北極域の温暖化の影響は、北極域にとどまらず、全球に及んでいます。
しかし、温暖化に伴う様々な北極環境変化の実態把握やプロセスの解明は未だ不十分です。
このため、アセスメントレポートなどの対策の根拠となる正確な情報が不足しています。
また、このような科学的知見の不足は、将来予測の不確実性にもつながっています。

北極環境変化の正確な実態把握のために、先進的な観測機器による北極域広域における現地観測と国際協力による継続的な研究が必要不可欠です。

冬に向かう北極海での海洋観測
冬に向かう北極海での海洋観測
写真/藤原 周(JAMSTEC)

4分野での現地観測に基づく環境変化の実態把握

戦略目標①は、大気、海洋、雪氷、陸域の4分野の課題から成り、現地観測に基づく環境変化の実態把握を目指します。
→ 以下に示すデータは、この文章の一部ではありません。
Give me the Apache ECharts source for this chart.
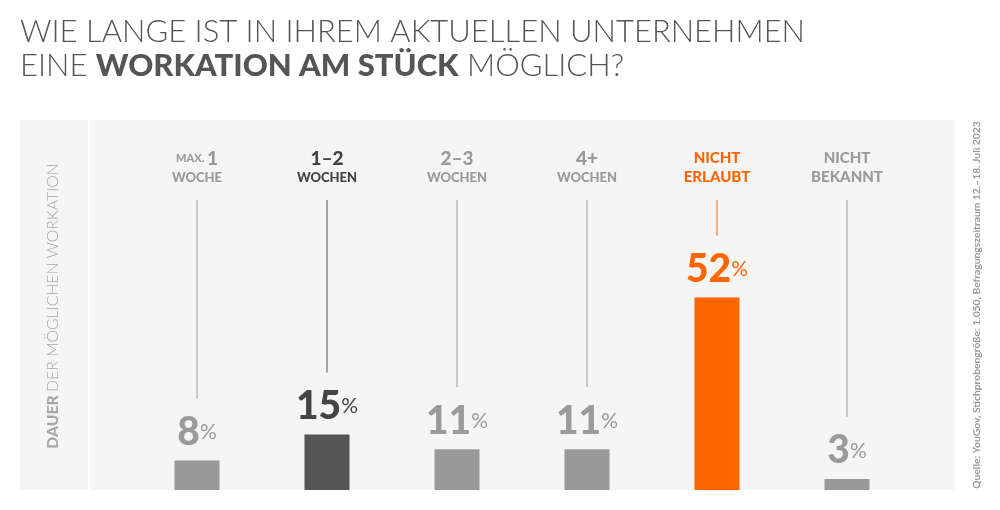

大気分野では、北極大気・雪氷中ブラックカーボンの動態・発生源の理解、人為的および自然起源エアロゾルの排出量変化などの北極エアロゾル・雲全体の動態の理解と影響評価を目指します。また、温室効果気体の動態を定量化するために、温室効果気体の同位体比計測とその計算可能な数値モデルを開発します。

海洋分野では、様々な観測手法や北極海領域モデリングを融合させることで、北太平洋および北大西洋をそれぞれ起源とする水塊の季節海氷域から多年氷域に至る輸送過程を明らかにします。また、先進的な観測システムにより重要な海域ながらアクセスが難しかった氷縁域や多年氷域における環境動態を解明します。

雪氷分野では、グリーンランド氷床を中心に、現地観測、衛星観測、数値モデリングにより、近年の表面質量収支変動を定量化するとともに、過去に生じたグリーンランドの温暖化と環境変動を解明します。さらに、沿岸の季節海氷域が放出する物質が大気化学環境や雲生成プロセスに与える影響を評価します。

陸域分野では、高緯度ツンドラ域での観測により、生物多様性の温暖化応答を把握します。また、北方林の長期観測データから森林と永久凍土の相互作用を明らかにし、環北極陸域生態系と温室効果気体の動態を解明します。さらに、永久凍土や氷河周辺の環境変化の実態を、現地観測と領域モデルによって把握します。

先進的で長期的視点に立った広域観測

戦略目標①の特色は、先進的かつ長期的視点に立ったシステマティックな広域観測を行うことです。大気分野においては、北極温暖化の実態、大気汚染物質と雲量・雲微物理量の定量化を通して、北極気候予測における不確実性を低減することが期待されます。

海洋分野では魚類資源の保存と持続的利用および生態系ベースの水産資源管理に貢献し、北極航路上における海況予測の高度化や航行支援にもつながります。グリーンランド氷床の研究では、海水準への影響など北極域の温暖化による全球的な影響に関する知見の向上が期待されます。陸圏の研究では、北極域生態系の構造・機能に留意しつつ温室効果気体などの物質循環の解明を目指します。